## Directions for this task
Look for the string "image" and copy every line that has it.

(Entries taken from a collection)

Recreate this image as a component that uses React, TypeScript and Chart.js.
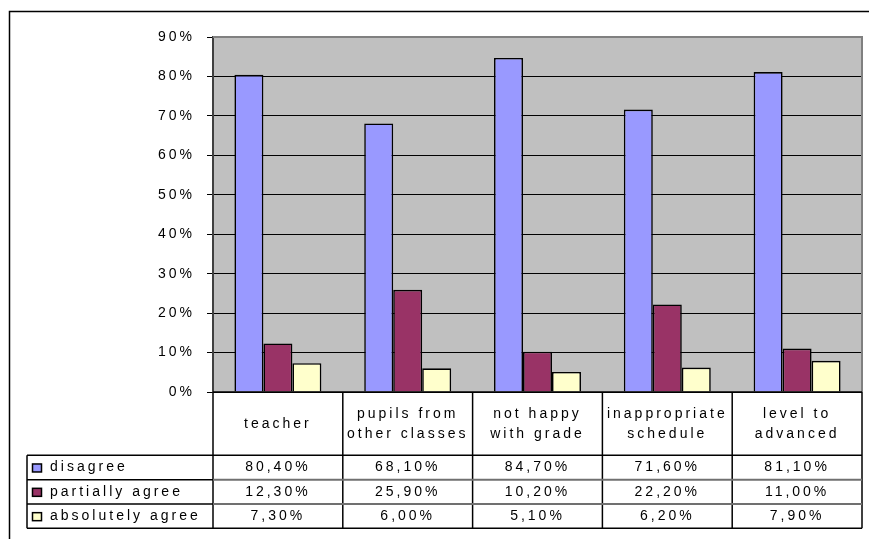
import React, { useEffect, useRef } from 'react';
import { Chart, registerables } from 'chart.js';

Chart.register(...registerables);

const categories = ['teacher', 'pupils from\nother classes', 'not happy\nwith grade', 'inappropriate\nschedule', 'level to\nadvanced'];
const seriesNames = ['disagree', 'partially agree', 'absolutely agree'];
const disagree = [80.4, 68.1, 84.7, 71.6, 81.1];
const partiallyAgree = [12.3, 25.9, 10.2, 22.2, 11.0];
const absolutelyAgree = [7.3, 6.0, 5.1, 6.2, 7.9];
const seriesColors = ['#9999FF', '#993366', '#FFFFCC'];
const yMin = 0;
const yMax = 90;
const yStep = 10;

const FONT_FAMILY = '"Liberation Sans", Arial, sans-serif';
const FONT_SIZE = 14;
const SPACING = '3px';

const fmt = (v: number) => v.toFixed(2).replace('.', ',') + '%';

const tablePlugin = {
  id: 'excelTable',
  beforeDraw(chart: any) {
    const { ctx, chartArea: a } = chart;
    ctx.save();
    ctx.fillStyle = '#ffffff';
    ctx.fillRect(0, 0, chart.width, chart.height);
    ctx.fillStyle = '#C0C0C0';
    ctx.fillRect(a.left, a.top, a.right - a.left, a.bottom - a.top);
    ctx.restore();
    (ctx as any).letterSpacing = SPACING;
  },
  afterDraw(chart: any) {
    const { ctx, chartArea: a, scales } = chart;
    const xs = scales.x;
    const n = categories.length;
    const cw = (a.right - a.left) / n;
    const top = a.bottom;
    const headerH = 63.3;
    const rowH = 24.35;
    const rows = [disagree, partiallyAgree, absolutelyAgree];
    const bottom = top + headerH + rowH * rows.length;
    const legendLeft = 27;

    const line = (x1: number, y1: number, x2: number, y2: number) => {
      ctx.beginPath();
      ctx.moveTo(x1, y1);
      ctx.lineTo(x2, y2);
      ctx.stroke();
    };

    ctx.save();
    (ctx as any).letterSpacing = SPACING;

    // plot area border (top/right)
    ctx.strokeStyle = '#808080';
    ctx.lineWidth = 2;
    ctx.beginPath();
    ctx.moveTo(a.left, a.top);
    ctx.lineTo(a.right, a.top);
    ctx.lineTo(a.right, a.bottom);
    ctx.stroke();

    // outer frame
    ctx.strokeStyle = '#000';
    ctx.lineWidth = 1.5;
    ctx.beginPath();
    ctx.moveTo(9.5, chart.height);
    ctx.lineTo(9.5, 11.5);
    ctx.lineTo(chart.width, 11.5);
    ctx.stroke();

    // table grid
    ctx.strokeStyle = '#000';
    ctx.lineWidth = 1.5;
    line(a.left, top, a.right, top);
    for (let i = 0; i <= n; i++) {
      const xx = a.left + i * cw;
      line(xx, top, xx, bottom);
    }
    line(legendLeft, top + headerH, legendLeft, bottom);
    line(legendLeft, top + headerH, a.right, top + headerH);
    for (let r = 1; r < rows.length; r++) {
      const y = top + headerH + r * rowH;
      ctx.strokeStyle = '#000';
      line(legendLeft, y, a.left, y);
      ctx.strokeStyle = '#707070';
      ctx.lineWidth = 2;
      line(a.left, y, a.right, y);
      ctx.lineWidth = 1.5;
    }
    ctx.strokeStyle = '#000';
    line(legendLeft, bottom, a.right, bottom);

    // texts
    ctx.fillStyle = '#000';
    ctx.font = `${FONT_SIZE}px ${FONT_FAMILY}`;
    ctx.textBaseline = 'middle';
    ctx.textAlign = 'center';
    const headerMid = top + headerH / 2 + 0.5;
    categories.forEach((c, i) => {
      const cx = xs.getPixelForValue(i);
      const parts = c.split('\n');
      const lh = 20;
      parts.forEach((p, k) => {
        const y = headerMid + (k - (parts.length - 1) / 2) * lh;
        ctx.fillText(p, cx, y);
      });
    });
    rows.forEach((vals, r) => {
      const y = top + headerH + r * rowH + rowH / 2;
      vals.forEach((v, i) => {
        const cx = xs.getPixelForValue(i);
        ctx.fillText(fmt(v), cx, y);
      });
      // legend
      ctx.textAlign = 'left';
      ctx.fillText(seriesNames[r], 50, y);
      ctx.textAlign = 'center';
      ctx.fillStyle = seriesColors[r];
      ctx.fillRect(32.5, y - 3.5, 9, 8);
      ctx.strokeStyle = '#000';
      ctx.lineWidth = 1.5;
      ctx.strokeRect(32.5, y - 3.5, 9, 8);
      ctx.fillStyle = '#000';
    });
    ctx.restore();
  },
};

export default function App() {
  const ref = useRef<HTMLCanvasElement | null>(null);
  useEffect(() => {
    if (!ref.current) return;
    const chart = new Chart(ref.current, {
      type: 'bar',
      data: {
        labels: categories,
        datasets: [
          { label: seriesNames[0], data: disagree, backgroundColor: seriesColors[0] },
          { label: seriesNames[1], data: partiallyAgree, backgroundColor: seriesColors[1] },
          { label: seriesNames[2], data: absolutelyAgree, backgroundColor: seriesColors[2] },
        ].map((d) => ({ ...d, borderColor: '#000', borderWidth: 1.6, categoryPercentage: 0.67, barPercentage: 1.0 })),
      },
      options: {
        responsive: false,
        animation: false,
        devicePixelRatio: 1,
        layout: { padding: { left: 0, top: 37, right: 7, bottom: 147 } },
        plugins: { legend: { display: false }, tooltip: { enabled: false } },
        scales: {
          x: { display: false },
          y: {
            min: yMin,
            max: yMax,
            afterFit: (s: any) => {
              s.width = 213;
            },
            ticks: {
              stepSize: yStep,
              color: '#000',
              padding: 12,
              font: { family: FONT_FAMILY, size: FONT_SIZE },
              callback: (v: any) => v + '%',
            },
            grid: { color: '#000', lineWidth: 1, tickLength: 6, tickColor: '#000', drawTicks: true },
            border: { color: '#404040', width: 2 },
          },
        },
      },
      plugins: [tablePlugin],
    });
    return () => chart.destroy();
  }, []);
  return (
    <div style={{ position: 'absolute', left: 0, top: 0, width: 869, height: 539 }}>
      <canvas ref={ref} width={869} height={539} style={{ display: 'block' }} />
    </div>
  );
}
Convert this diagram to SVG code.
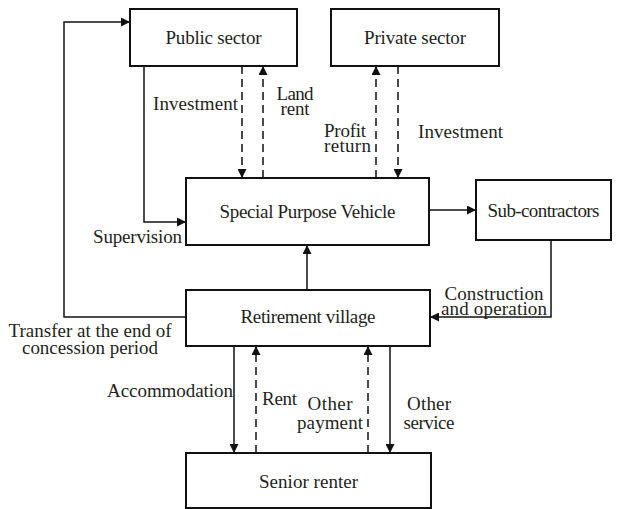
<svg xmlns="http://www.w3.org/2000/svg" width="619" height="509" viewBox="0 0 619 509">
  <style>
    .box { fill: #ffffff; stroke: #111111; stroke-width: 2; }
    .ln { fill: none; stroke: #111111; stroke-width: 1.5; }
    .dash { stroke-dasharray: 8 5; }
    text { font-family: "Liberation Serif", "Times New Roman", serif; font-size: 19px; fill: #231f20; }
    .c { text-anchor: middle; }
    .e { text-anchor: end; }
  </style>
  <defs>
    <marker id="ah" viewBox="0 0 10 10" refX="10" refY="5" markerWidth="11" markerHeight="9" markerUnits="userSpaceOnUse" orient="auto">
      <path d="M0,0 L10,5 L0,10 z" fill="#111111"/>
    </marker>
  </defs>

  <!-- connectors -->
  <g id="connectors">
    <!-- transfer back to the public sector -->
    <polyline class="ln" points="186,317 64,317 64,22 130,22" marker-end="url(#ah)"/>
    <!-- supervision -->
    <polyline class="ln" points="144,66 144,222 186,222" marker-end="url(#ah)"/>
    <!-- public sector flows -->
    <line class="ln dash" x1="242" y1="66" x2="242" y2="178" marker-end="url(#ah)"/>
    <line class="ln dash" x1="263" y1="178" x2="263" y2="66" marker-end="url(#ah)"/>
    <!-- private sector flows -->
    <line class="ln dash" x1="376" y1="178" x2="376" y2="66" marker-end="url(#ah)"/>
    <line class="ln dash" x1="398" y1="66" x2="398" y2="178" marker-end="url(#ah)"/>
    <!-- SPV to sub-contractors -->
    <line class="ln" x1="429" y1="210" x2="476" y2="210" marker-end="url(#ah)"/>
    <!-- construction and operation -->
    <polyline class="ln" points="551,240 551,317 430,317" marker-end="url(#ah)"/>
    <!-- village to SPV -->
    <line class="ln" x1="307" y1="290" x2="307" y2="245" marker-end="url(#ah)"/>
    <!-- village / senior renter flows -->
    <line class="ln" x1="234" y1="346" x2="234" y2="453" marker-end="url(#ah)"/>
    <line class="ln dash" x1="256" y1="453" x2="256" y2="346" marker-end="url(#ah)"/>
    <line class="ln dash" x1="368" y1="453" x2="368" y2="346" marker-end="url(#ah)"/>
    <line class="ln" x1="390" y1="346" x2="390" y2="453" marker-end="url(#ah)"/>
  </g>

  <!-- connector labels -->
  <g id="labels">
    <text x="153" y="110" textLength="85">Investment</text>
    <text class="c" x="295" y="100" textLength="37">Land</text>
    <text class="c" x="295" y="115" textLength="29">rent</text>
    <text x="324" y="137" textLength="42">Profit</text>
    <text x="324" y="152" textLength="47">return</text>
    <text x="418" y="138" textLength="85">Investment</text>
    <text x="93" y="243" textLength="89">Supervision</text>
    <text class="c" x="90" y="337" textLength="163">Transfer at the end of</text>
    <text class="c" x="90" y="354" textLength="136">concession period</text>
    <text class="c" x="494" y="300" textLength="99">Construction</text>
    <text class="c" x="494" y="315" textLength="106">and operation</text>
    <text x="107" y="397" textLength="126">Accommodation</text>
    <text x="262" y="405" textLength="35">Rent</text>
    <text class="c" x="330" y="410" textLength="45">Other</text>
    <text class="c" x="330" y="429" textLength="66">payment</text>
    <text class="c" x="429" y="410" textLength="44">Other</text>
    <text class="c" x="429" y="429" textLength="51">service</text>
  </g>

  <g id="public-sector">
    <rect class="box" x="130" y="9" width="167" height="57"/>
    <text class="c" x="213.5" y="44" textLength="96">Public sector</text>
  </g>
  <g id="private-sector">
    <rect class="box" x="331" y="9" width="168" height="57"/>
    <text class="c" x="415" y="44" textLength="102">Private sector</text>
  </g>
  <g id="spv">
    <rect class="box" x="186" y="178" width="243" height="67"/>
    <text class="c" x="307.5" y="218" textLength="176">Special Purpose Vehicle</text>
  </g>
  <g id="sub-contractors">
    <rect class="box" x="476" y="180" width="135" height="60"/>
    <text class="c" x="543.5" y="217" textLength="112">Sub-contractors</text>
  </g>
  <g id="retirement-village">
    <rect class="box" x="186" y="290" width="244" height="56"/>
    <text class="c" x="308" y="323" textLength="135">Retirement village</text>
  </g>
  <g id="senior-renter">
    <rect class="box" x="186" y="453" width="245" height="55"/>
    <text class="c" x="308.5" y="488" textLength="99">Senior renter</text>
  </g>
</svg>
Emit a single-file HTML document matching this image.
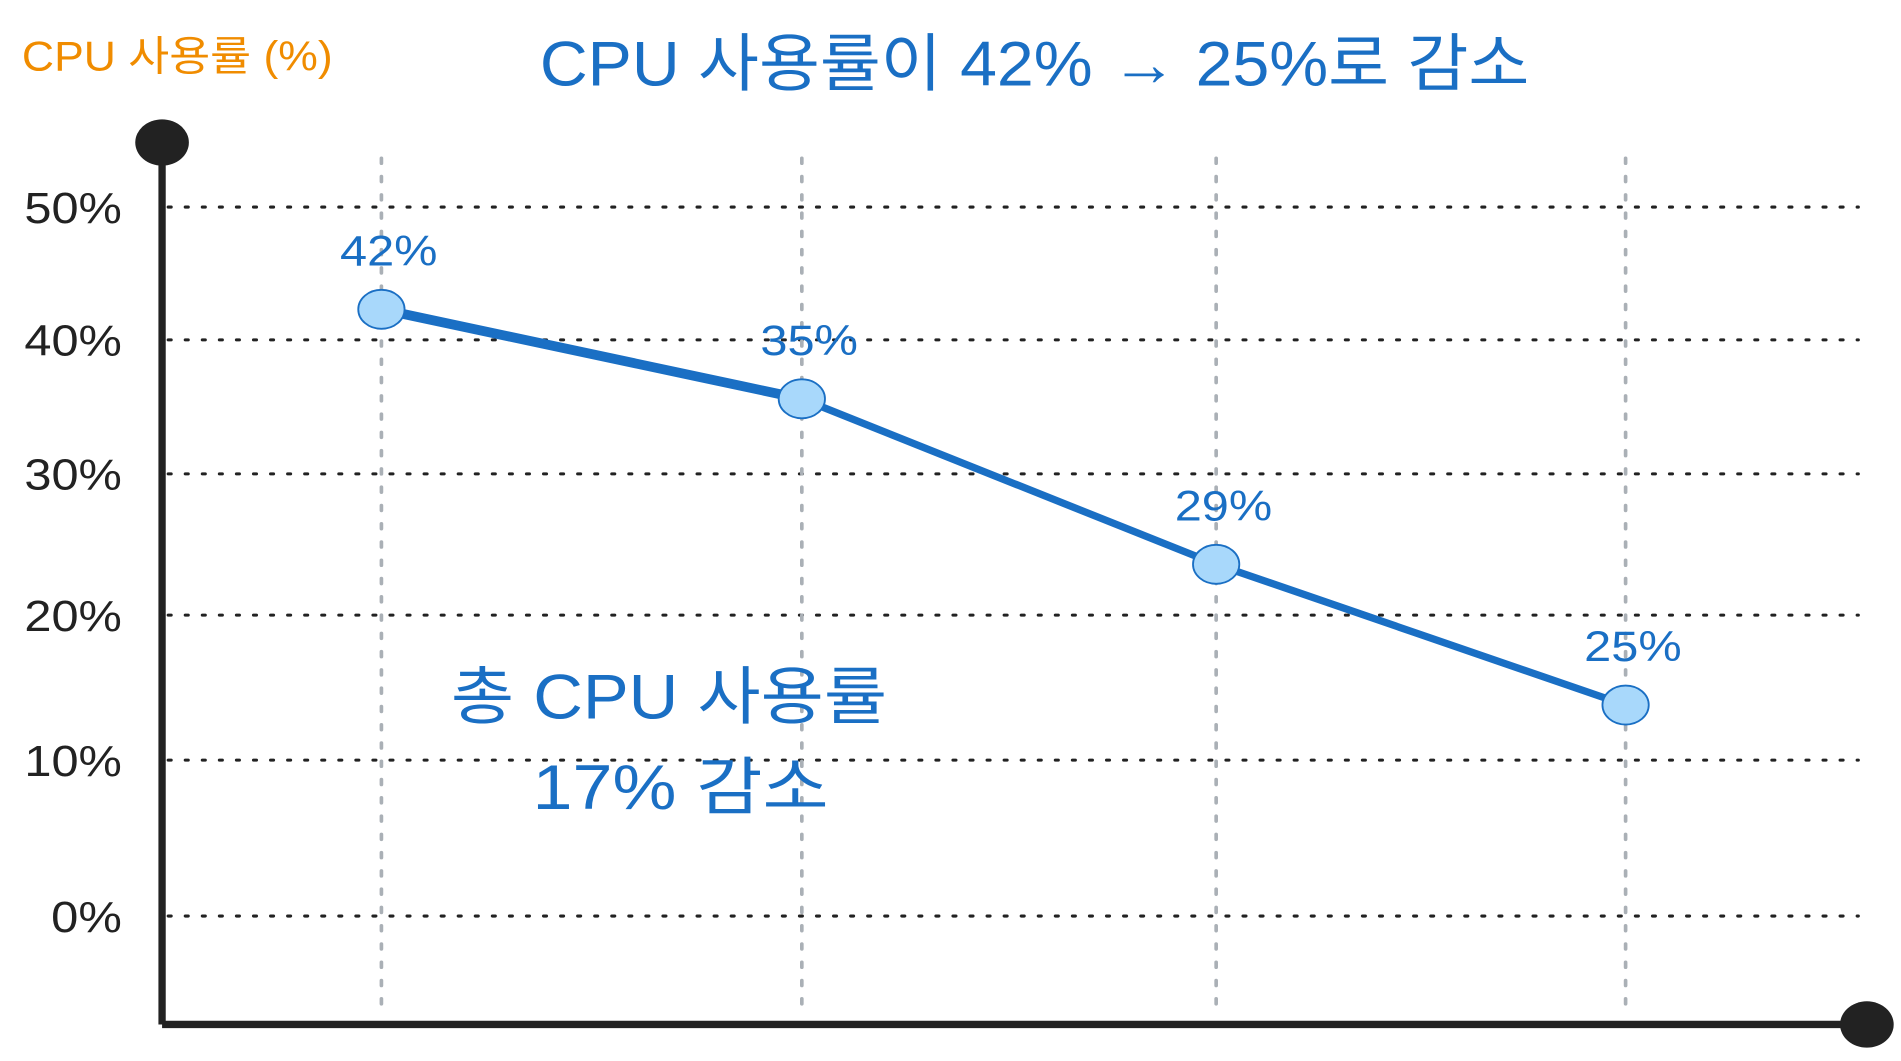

## Solution for this task
Recreate this image as a component that uses React, TypeScript and Chart.js.
Emit a single-file HTML document matching this image.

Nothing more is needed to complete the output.